PADANG, HARIANHALUAN.ID — Degradasi lingkungan yang terjadi di sepanjang Daerah Aliran Sungai (DAS) Anai yang berhulu di kaki Gunung Marapi, Singgalang, dan Tandikek serta melintasi wilayah Kabupaten Tanah Datar, Padang Pariaman, hingga Kota Padang harus menjadi perhatian serius oleh semua pihak. Bila tidak segera ditanggulangi, bencana banjir lahar dingin Gunung Marapi seperti yang terjadi pada 11 Mei 2024 boleh jadi akan kembali melanda.
Pemangku kepentingan terkait dalam hal ini harus segera mengambil langkah kongkret sesuai porsi kewenangan masing-masing untuk menyelamatkan DAS Anai yang kian mengalami kerusakan parah akibat terjadinya pelanggaran tata ruang, alih fungsi lahan, penumpukan sampah, hingga masifnya aktivitas tambang galian C ilegal di di sekitar lokasi DAS.
Komitmen bersama penyelamatan salah satu DAS vital yang punya fungsi konservasi dan lindung penting di Ranah Minang tersebut disepakati dalam Rapat Pemangku Kepentingan Pengelolaan DAS Anai yang diinisiasi Balai Pengelolaan Daerah Aliran Sungai (BPDAS) Agam Kuantan pada Selasa (9/9).
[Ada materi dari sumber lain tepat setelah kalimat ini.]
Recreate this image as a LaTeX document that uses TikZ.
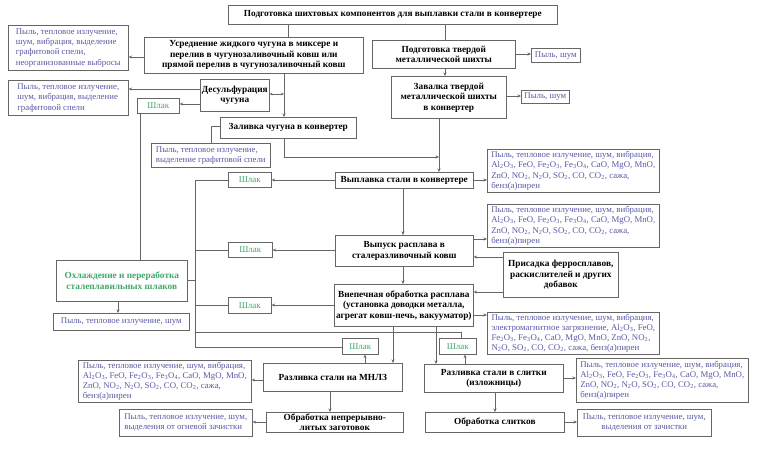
\documentclass[tikz,border=0pt]{standalone}
\usepackage{fontspec}
\setmainfont{Liberation Serif}
\usetikzlibrary{arrows.meta}
\definecolor{bcol}{HTML}{666666}
\definecolor{emcol}{HTML}{5A5AA6}
\definecolor{slcol}{HTML}{3FA86C}
\newcommand\sbs[1]{\textsubscript{#1}}
\begin{document}
\begin{tikzpicture}[x=1pt,y=-1pt,
 base/.style={draw=bcol, line width=0.6pt, anchor=north west, inner xsep=1.5pt, inner ysep=0pt},
 proc/.style={base, font=\fontsize{9.3}{10.5}\selectfont\bfseries, align=center},
 emis/.style={base, font=\fontsize{8.8}{10.3}\selectfont, text=emcol, align=left},
 emisc/.style={emis, align=center},
 slag/.style={base, font=\fontsize{9}{10}\selectfont, text=slcol, align=center},
 ln/.style={draw=bcol, line width=0.6pt},
 arr/.style={ln, -{Stealth[length=3.5pt,width=3pt]}},
 darr/.style={ln, {Stealth[length=3pt,width=2.5pt]}-{Stealth[length=3pt,width=2.5pt]}},
]
\fill[white] (0,0) rectangle (759,452);
\useasboundingbox (0,0) rectangle (759,452);

% process nodes
\node[proc, at={(228,5)}, minimum width=329pt, minimum height=19pt] (top) {Подготовка шихтовых компонентов для выплавки стали в конвертере};
\node[proc, at={(144,37)}, minimum width=219pt, minimum height=36pt] (mix) {Усреднение жидкого чугуна в миксере и\\перелив в чугунозаливочный ковш или\\прямой перелив в чугунозаливочный ковш};
\node[proc, at={(200,79)}, minimum width=69pt, minimum height=32pt] (desulf) {Десульфурация\\чугуна};
\node[proc, at={(220,117)}, minimum width=136pt, minimum height=21pt] (zaliv) {Заливка чугуна в конвертер};
\node[proc, at={(372,40)}, minimum width=143pt, minimum height=28pt] (podg) {Подготовка твердой\\металлической шихты};
\node[proc, at={(391,76)}, minimum width=115pt, minimum height=42pt] (zavalka) {Завалка твердой\\металлической шихты\\в конвертер};
\node[proc, at={(335,172)}, minimum width=138pt, minimum height=16pt] (vypl) {Выплавка стали в конвертере};
\node[proc, at={(335,235)}, minimum width=138pt, minimum height=31pt] (vypusk) {Выпуск расплава в\\сталеразливочный ковш};
\node[proc, at={(503,252)}, minimum width=115pt, minimum height=45pt] (prisadka) {Присадка ферросплавов,\\раскислителей и других\\добавок};
\node[proc, at={(334,284)}, minimum width=139pt, minimum height=42pt] (vnep) {Внепечная обработка расплава\\(установка доводки металла,\\агрегат ковш-печь, вакууматор)};
\node[proc, text=slcol, at={(56,260)}, minimum width=131pt, minimum height=41pt] (cool) {Охлаждение и переработка\\сталеплавильных шлаков};
\node[proc, at={(263,363)}, minimum width=139pt, minimum height=28pt] (mnlz) {Разливка стали на МНЛЗ};
\node[proc, at={(266,412)}, minimum width=137pt, minimum height=20pt] (obr1) {Обработка непрерывно-\\литых заготовок};
\node[proc, at={(424,364)}, minimum width=139pt, minimum height=28pt] (slitki) {Разливка стали в слитки\\(изложницы)};
\node[proc, at={(425,412)}, minimum width=139pt, minimum height=20pt] (obr2) {Обработка слитков};

% slag nodes
\node[slag, at={(137,98)}, minimum width=42pt, minimum height=15pt] (slag1) {Шлак};
\node[slag, at={(228,172)}, minimum width=43pt, minimum height=15pt] (slag2) {Шлак};
\node[slag, at={(228,242)}, minimum width=44pt, minimum height=15pt] (slag3) {Шлак};
\node[slag, at={(228,297)}, minimum width=43pt, minimum height=16pt] (slag4) {Шлак};
\node[slag, at={(342,338)}, minimum width=36pt, minimum height=16pt] (slag5) {Шлак};
\node[slag, at={(439,338)}, minimum width=37pt, minimum height=16pt] (slag6) {Шлак};

% emission nodes
\node[emis, at={(8,25)}, minimum width=120pt, minimum height=45pt] (em1) {Пыль, тепловое излучение,\\шум, вибрация, выделение\\графитовой спели,\\неорганизованные выбросы};
\node[emis, at={(8,80)}, minimum width=120pt, minimum height=35pt] (em2) {Пыль, тепловое излучение,\\шум, вибрация, выделение\\графитовой спели};
\node[emis, at={(151,143)}, minimum width=119pt, minimum height=24pt] (em3) {Пыль, тепловое излучение,\\выделение графитовой спели};
\node[emis, at={(531,48)}, minimum width=49pt, minimum height=14pt] (dust1) {Пыль, шум};
\node[emis, at={(521,90)}, minimum width=48pt, minimum height=13pt] (dust2) {Пыль, шум};
\node[emis, at={(487,149)}, minimum width=172pt, minimum height=43pt] (em4) {Пыль, тепловое излучение, шум, вибрация,\\Al\sbs{2}O\sbs{3}, FeO, Fe\sbs{2}O\sbs{3}, Fe\sbs{3}O\sbs{4}, CaO, MgO, MnO,\\ZnO, NO\sbs{2}, N\sbs{2}O, SO\sbs{2}, CO, CO\sbs{2}, сажа,\\бенз(а)пирен};
\node[emis, at={(487,204)}, minimum width=172pt, minimum height=43pt] (em5) {Пыль, тепловое излучение, шум, вибрация,\\Al\sbs{2}O\sbs{3}, FeO, Fe\sbs{2}O\sbs{3}, Fe\sbs{3}O\sbs{4}, CaO, MgO, MnO,\\ZnO, NO\sbs{2}, N\sbs{2}O, SO\sbs{2}, CO, CO\sbs{2}, сажа,\\бенз(а)пирен};
\node[emis, at={(487,312)}, minimum width=172pt, minimum height=42pt] (em6) {Пыль, тепловое излучение, шум, вибрация,\\электромагнитное загрязнение, Al\sbs{2}O\sbs{3}, FeO,\\Fe\sbs{2}O\sbs{3}, Fe\sbs{3}O\sbs{4}, CaO, MgO, MnO, ZnO, NO\sbs{2},\\N\sbs{2}O, SO\sbs{2}, CO, CO\sbs{2}, сажа, бенз(а)пирен};
\node[emisc, at={(53,313)}, minimum width=136pt, minimum height=17pt] (em7) {Пыль, тепловое излучение, шум};
\node[emis, at={(78,360)}, minimum width=173pt, minimum height=42pt] (em8) {Пыль, тепловое излучение, шум, вибрация,\\Al\sbs{2}O\sbs{3}, FeO, Fe\sbs{2}O\sbs{3}, Fe\sbs{3}O\sbs{4}, CaO, MgO, MnO,\\ZnO, NO\sbs{2}, N\sbs{2}O, SO\sbs{2}, CO, CO\sbs{2}, сажа,\\бенз(а)пирен};
\node[emis, at={(119,409)}, minimum width=133pt, minimum height=27pt] (em9) {Пыль, тепловое излучение, шум,\\выделения от огневой зачистки};
\node[emis, at={(576,358)}, minimum width=172pt, minimum height=44pt] (em10) {Пыль, тепловое излучение, шум, вибрация,\\Al\sbs{2}O\sbs{3}, FeO, Fe\sbs{2}O\sbs{3}, Fe\sbs{3}O\sbs{4}, CaO, MgO, MnO,\\ZnO, NO\sbs{2}, N\sbs{2}O, SO\sbs{2}, CO, CO\sbs{2}, сажа,\\бенз(а)пирен};
\node[emisc, at={(577,409)}, minimum width=134pt, minimum height=27pt] (em11) {Пыль, тепловое излучение, шум,\\выделения от зачистки};

% junction coordinates
\coordinate (dj) at (284,94);
\coordinate (j1) at (439,157);
\coordinate (t1) at (195,180);
\coordinate (t2) at (195,347);

% connectors
\draw[ln] (top.south -| 288,0) -- (mix.north -| 288,0);
\draw[ln] (top.south -| 445,0) -- (podg.north -| 445,0);
\draw[arr] (mix.west |- 0,57) -- (em1.east |- 0,57);
\draw[arr] (mix.south -| 284,0) -- (zaliv.north -| 284,0);
\draw[darr] (desulf.east |- dj) -- (dj);
\draw[arr] (desulf.west |- 0,89) -- (em2.east |- 0,89);
\draw[arr] (desulf.west |- 0,104) -- (slag1.east |- 0,104);
\draw[ln] (slag1.south -| 140,0) -- (cool.north -| 140,0);
\draw[ln] (zaliv.west |- 0,126) -| (em3.north -| 211,0);
\draw[arr] (zaliv.south -| 284,0) |- (j1);
\draw[arr] (podg.south -| 445,0) -- (zavalka.north -| 445,0);
\draw[arr] (podg.east |- 0,54) -- (dust1.west |- 0,54);
\draw[arr] (zavalka.east |- 0,96) -- (dust2.west |- 0,96);
\draw[arr] (zavalka.south -| 439,0) -- (vypl.north -| 439,0);
\draw[arr] (vypl.east |- 0,180) -- (em4.west |- 0,180);
\draw[arr] (vypl.west |- 0,180) -- (slag2.east |- 0,180);
\draw[ln] (slag2.west |- t1) -- (t1) -- (t2) -- (slag5.west |- t2);
\draw[arr] (vypl.south -| 403,0) -- (vypusk.north -| 403,0);
\draw[arr] (vypusk.west |- 0,250) -- (slag3.east |- 0,250);
\draw[ln] (slag3.west |- 0,250) -- (t1 |- 0,250);
\draw[arr] (vypusk.east |- 0,239) -- (em5.west |- 0,239);
\draw[arr] (prisadka.west |- 0,257) -- (vypusk.east |- 0,257);
\draw[arr] (prisadka.west |- 0,292) -- (vnep.east |- 0,292);
\draw[arr] (vypusk.south -| 403,0) -- (vnep.north -| 403,0);
\draw[arr] (vnep.west |- 0,305) -- (slag4.east |- 0,305);
\draw[ln] (slag4.west |- 0,305) -- (t1 |- 0,305);
\draw[arr] (vnep.east |- 0,315) -- (em6.west |- 0,315);
\draw[ln] (cool.east |- 0,280) -- (t1 |- 0,280);
\draw[arr] (cool.south -| 118,0) -- (em7.north -| 118,0);
\draw[ln] (t1 |- 0,332) -| (slag6.north -| 461,0);
\draw[arr] (vnep.south -| 393,0) -- (mnlz.north -| 393,0);
\draw[arr] (vnep.south -| 436,0) -- (slitki.north -| 436,0);
\draw[arr] (mnlz.north -| 365,0) -- (slag5.south -| 365,0);
\draw[arr] (slitki.north -| 465,0) -- (slag6.south -| 465,0);
\draw[arr] (mnlz.west |- 0,380) -- (em8.east |- 0,380);
\draw[arr] (mnlz.south -| 330,0) -- (obr1.north -| 330,0);
\draw[arr] (obr1.west |- 0,422) -- (em9.east |- 0,422);
\draw[arr] (slitki.east |- 0,378) -- (em10.west |- 0,378);
\draw[arr] (slitki.south -| 495,0) -- (obr2.north -| 495,0);
\draw[arr] (obr2.east |- 0,422) -- (em11.west |- 0,422);
\end{tikzpicture}
\end{document}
Rapat koordinasi lintas instansi itu dihadiri Forum DAS Sumbar, Organisasi Perangkat Daerah (OPD) terkait di lingkungan Pemprov Sumbar, Kabupaten Tanah Datar, Kabupaten Padang Pariaman, serta Walhi Sumbar, Warsi Sumbar, dan sejumlah jurnalis lingkungan dari beberapa media di Sumbar.
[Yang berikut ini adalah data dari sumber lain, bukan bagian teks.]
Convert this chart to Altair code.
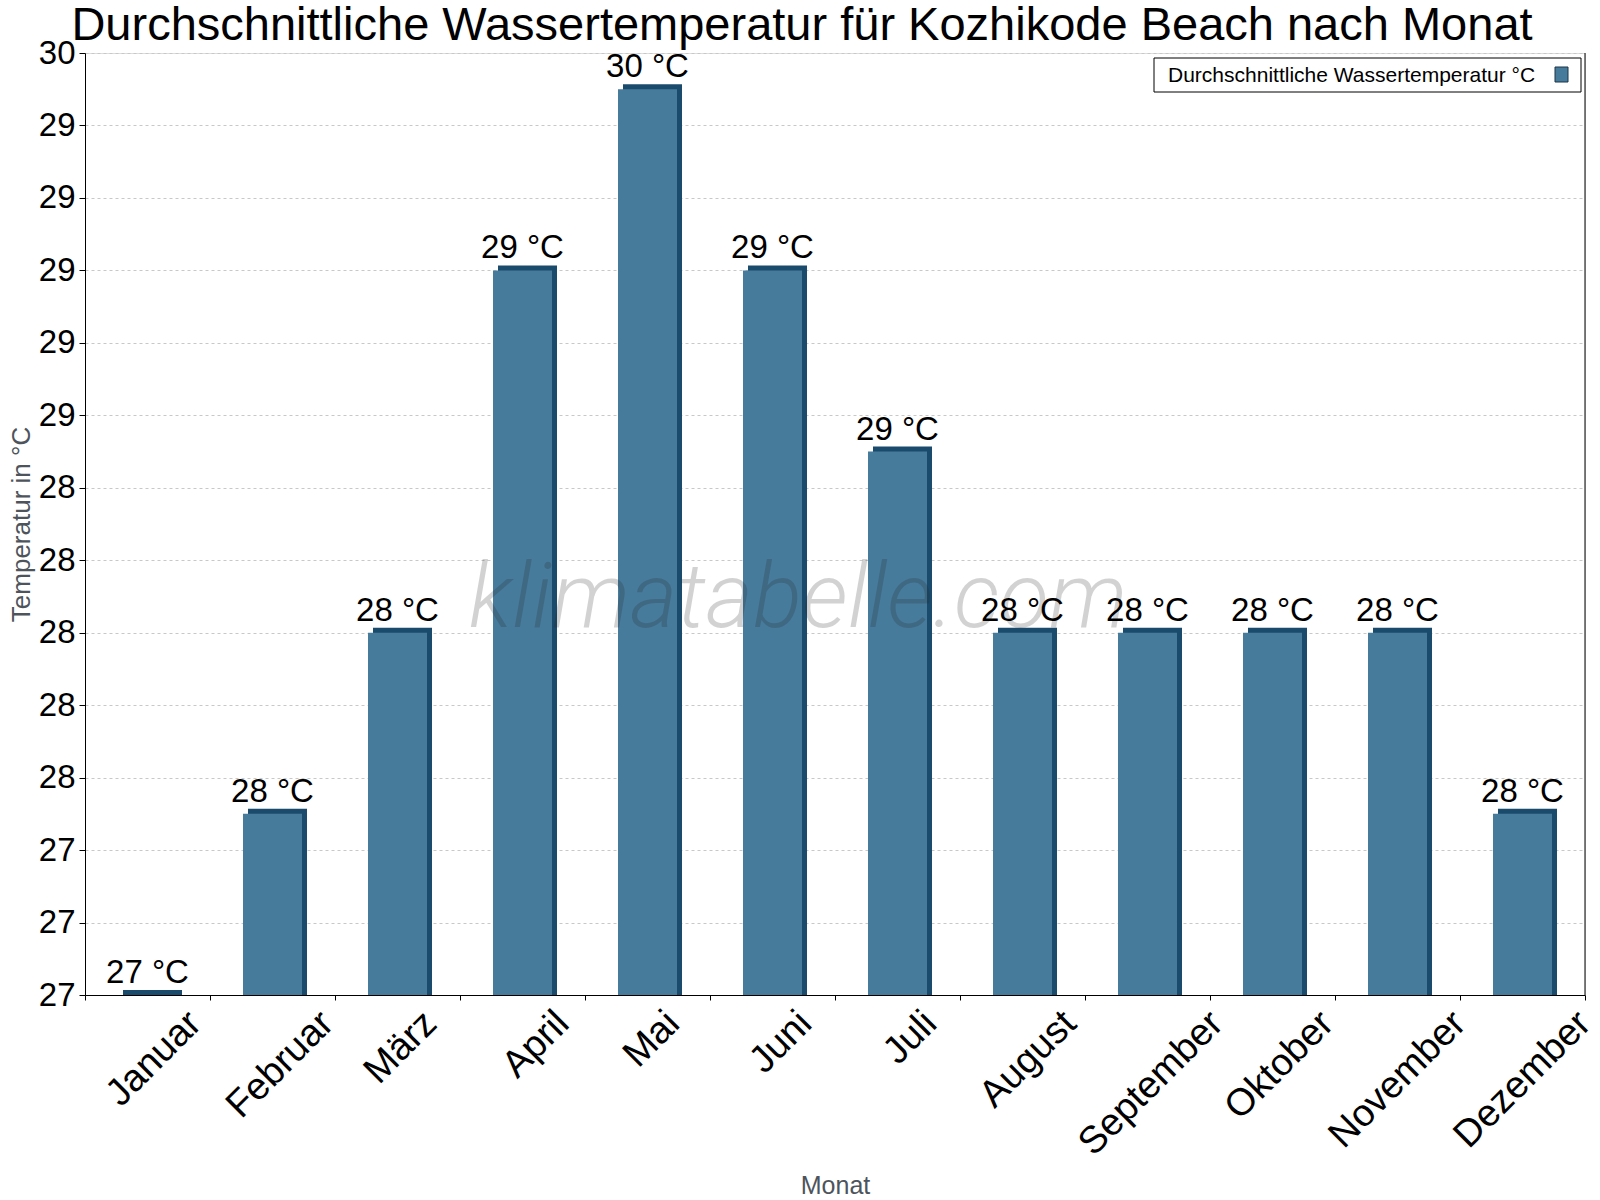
import altair as alt
import pandas as pd

# Monthly average water temperature, Kozhikode Beach (°C)
months = ["Januar", "Februar", "März", "April", "Mai", "Juni",
          "Juli", "August", "September", "Oktober", "November", "Dezember"]
water_temp = [27.0, 27.5, 28.0, 29.0, 29.5, 29.0, 28.5, 28.0, 28.0, 28.0, 28.0, 27.5]

# y axis range and tick positions (labels are rounded to whole degrees)
y_domain = [27.0, 29.6]
y_tick_values = [27.0, 27.2, 27.4, 27.6, 27.8, 28.0, 28.2, 28.4, 28.6, 28.8, 29.0, 29.2, 29.4, 29.6]

title_text = "Durchschnittliche Wassertemperatur für Kozhikode Beach nach Monat"
legend_label = "Durchschnittliche Wassertemperatur °C"
watermark_text = "klimatabelle.com"
x_title = "Monat"
y_title = "Temperatur in °C"

FRONT = "#477b9c"
SIDE = "#1b4b6c"
FONT = "Liberation Sans"
TITLE_GREY = "#4d545c"

W, H = 1500, 942
BAR_W = 59
DEPTH = 5

df = pd.DataFrame({"Monat": months, "Temp": water_temp})
base = alt.Chart(df)

x_enc = alt.X(
    "Monat:N",
    sort=months,
    scale=alt.Scale(paddingInner=0, paddingOuter=0),
    axis=alt.Axis(
        title=x_title,
        labelAngle=-45,
        labelAlign="right",
        labelBaseline="top",
        labelFontSize=38,
        labelFont=FONT,
        labelColor="black",
        labelLimit=0,
        # shift each rotated label so that its box is centred under the bar
        labelOffset=alt.ExprRef("0.354*(20.5*length(datum.label)-27)"),
        labelPadding=4,
        tickSize=5,
        tickBand="extent",
        tickColor="black",
        domainColor="black",
        grid=False,
        titleFontSize=25,
        titleFont=FONT,
        titleColor=TITLE_GREY,
        titleFontWeight="normal",
        titleX=W / 2,
        titleY=198,
        titleAlign="center",
        titleBaseline="alphabetic",
    ),
)

y_enc = alt.Y(
    "Temp:Q",
    scale=alt.Scale(domain=y_domain, nice=False, zero=False),
    axis=alt.Axis(
        values=y_tick_values,
        format=".0f",
        labelFontSize=33,
        labelFont=FONT,
        labelColor="black",
        labelPadding=4,
        tickSize=6,
        tickColor="black",
        domainColor="black",
        gridColor="#c8c8c8",
        gridDash=[3, 3],
        title=y_title,
        titleFontSize=26,
        titleFont=FONT,
        titleColor=TITLE_GREY,
        titleFontWeight="normal",
        titleX=-64,
        titleY=H / 2,
        titleAngle=-90,
        titleAlign="center",
        titleBaseline="middle",
    ),
)

# dark extrusion behind each bar (right side and top face)
side = base.mark_bar(color=SIDE, width=BAR_W, xOffset=DEPTH, yOffset=-DEPTH, y2Offset=0).encode(
    x=x_enc, y=y_enc, y2=alt.datum(y_domain[0])
)
front = base.mark_bar(color=FRONT, width=BAR_W).encode(
    x=x_enc, y=y_enc, y2=alt.datum(y_domain[0])
)

value_labels = base.transform_calculate(
    lbl="format(datum.Temp, '.0f') + ' °C'"
).mark_text(
    fontSize=33, font=FONT, color="black", baseline="alphabetic", dy=-12
).encode(x=x_enc, y=y_enc, text="lbl:N")

watermark = alt.Chart(pd.DataFrame({"w": [watermark_text]})).mark_text(
    font="Roboto", fontStyle="italic", fontWeight=300, fontSize=91,
    color="#222222", opacity=0.2, align="center", baseline="alphabetic"
).encode(x=alt.value(713), y=alt.value(574), text="w:N")

one = pd.DataFrame({"k": [0]})
right_border = alt.Chart(one).mark_rule(color="black", strokeWidth=1).encode(
    x=alt.value(W), y=alt.value(0), y2=alt.value(H)
)

# chart heading, centred on the page
heading = alt.Chart(pd.DataFrame({"t": [title_text]})).mark_text(
    fontSize=47, font=FONT, color="black", align="center", baseline="alphabetic"
).encode(x=alt.value(717), y=alt.value(-13), text="t:N")

# legend box, top right
legend_box = alt.Chart(one).mark_rect(fill="white", stroke="black", strokeWidth=1).encode(
    x=alt.value(1069), x2=alt.value(1496), y=alt.value(5), y2=alt.value(39)
)
legend_text = alt.Chart(pd.DataFrame({"t": [legend_label]})).mark_text(
    fontSize=21, font=FONT, color="black", align="left", baseline="alphabetic"
).encode(x=alt.value(1083), y=alt.value(29), text="t:N")
legend_swatch = alt.Chart(one).mark_rect(fill=FRONT, stroke="#1d3447", strokeWidth=1).encode(
    x=alt.value(1470), x2=alt.value(1483), y=alt.value(14), y2=alt.value(29)
)

chart = alt.layer(
    side, front, watermark, value_labels, right_border,
    legend_box, legend_text, legend_swatch, heading,
).properties(
    width=W,
    height=H,
    autosize="none",
    padding={"left": 85, "top": 53, "right": 15, "bottom": 205},
).configure_view(stroke=None).configure(background="white")

chart.save("out.html", embed_options={"renderer": "svg", "actions": False})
Dalam forum ini, Forum DAS Sumbar mengingatkan ancaman serius yang masih mengintai kawasan DAS Anai. Musibah banjir lahar dingin Gunung Marapi yang melanda kawasan Lembah Anai dan sempat memutus akses Padang–Bukittinggi pada 2024 lalu harus menjadi pelajaran penting dalam merancang strategi pengelolaan DAS Anai secara lebih konservatif dan berkelanjutan.
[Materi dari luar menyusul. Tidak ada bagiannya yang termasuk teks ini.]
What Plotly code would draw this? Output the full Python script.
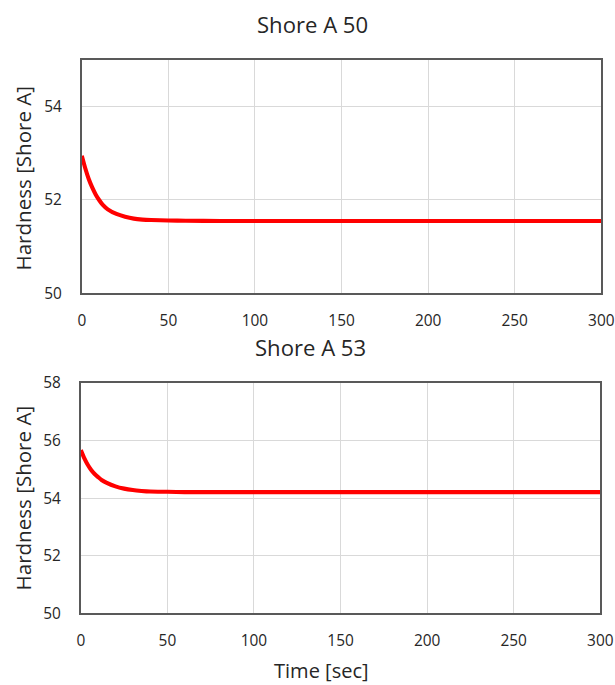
import plotly.graph_objects as go

# Time axis samples [sec]
time_s = [0, 2, 4, 6, 8, 10, 12, 15, 20, 25, 30, 35, 40, 50, 60, 80, 100, 150, 200, 250, 300]

# Hardness readings for the two materials [Shore A]
hardness_a50 = [52.95, 52.68, 52.45, 52.27, 52.12, 52.00, 51.90, 51.80, 51.70, 51.64, 51.60,
                51.58, 51.57, 51.56, 51.555, 51.55, 51.55, 51.55, 51.55, 51.55, 51.55]
hardness_a53 = [55.67, 55.39, 55.16, 54.98, 54.84, 54.73, 54.63, 54.53, 54.41, 54.33, 54.28,
                54.25, 54.23, 54.22, 54.21, 54.21, 54.21, 54.21, 54.21, 54.21, 54.21]

x_ticks = [0, 50, 100, 150, 200, 250, 300]
titles = ["Shore A 50", "Shore A 53"]

# canvas size and the on-screen placement factors of the page
W, H = 630, 697
S = 0.973
OX, OY = 3.2, 8.8
FONT = "Open Sans"
TXT = "#262626"


def fx(p):
    # screen x -> paper fraction
    return ((p - OX) / S) / W


def fy(p):
    # screen y -> paper fraction (from bottom)
    return 1 - ((p - OY) / S) / H


def fs(size):
    return round(size / S, 2)


line_style = dict(color="#ff0000", width=fs(4), shape="spline", smoothing=0.6)

fig = go.Figure()
fig.add_trace(go.Scatter(x=time_s, y=hardness_a50, mode="lines", line=line_style,
                         xaxis="x", yaxis="y", showlegend=False))
fig.add_trace(go.Scatter(x=time_s, y=hardness_a53, mode="lines", line=line_style,
                         xaxis="x2", yaxis="y2", showlegend=False))

axis_common = dict(showline=True, linecolor="#595959", linewidth=fs(1.5), mirror=True,
                   showgrid=True, gridcolor="#d9d9d9", gridwidth=1, zeroline=False,
                   ticks="", tickfont=dict(family=FONT, size=fs(15), color=TXT))

fig.update_layout(
    width=W, height=H,
    margin=dict(l=0, r=0, t=0, b=0),
    paper_bgcolor="white", plot_bgcolor="white",
    xaxis=dict(domain=[fx(81), fx(600.5)], range=[0, 300], tickvals=x_ticks, anchor="y",
               ticklabelstandoff=12, **axis_common),
    yaxis=dict(domain=[fy(292), fy(58)], range=[50, 55], dtick=2, tick0=50, anchor="x",
               ticklabelstandoff=15, **axis_common),
    xaxis2=dict(domain=[fx(80), fx(599.5)], range=[0, 300], tickvals=x_ticks, anchor="y2",
                ticklabelstandoff=12, **axis_common),
    yaxis2=dict(domain=[fy(613), fy(382)], range=[50, 58], dtick=2, tick0=50, anchor="x2",
                ticklabelstandoff=15, **axis_common),
)

annotations = [
    dict(text=titles[0], x=fx(312), y=fy(22), font=dict(size=fs(21.5), family=FONT, color=TXT)),
    dict(text=titles[1], x=fx(310), y=fy(346), font=dict(size=fs(21.5), family=FONT, color=TXT)),
    dict(text="Time [sec]", x=fx(321), y=fy(670), font=dict(size=fs(19.5), family=FONT, color=TXT)),
    dict(text="Hardness [Shore A]", x=fx(22), y=fy(176), textangle=-90,
         font=dict(size=fs(20), family=FONT, color=TXT)),
    dict(text="Hardness [Shore A]", x=fx(22), y=fy(497), textangle=-90,
         font=dict(size=fs(20), family=FONT, color=TXT)),
]
for a in annotations:
    a.update(xref="paper", yref="paper", showarrow=False, xanchor="center", yanchor="middle")
fig.update_layout(annotations=annotations)

fig.write_html("out.html")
“Apalagi Sumbar adalah daerah dengan bencana hidrometeorologi yang paling lengkap di Indonesia, Saat bencana tahun lalu, curah hujan di kawasan Gunung Marapi dan Singgalang tercatat mencapai 130 milimeter per jam. Dalam kajian hidrologi, kondisi itu memicu debit banjir hingga 400,6 meter kubik per detik,” ujar Ketua Forum Das Sumbar, Prof. Isril Berd.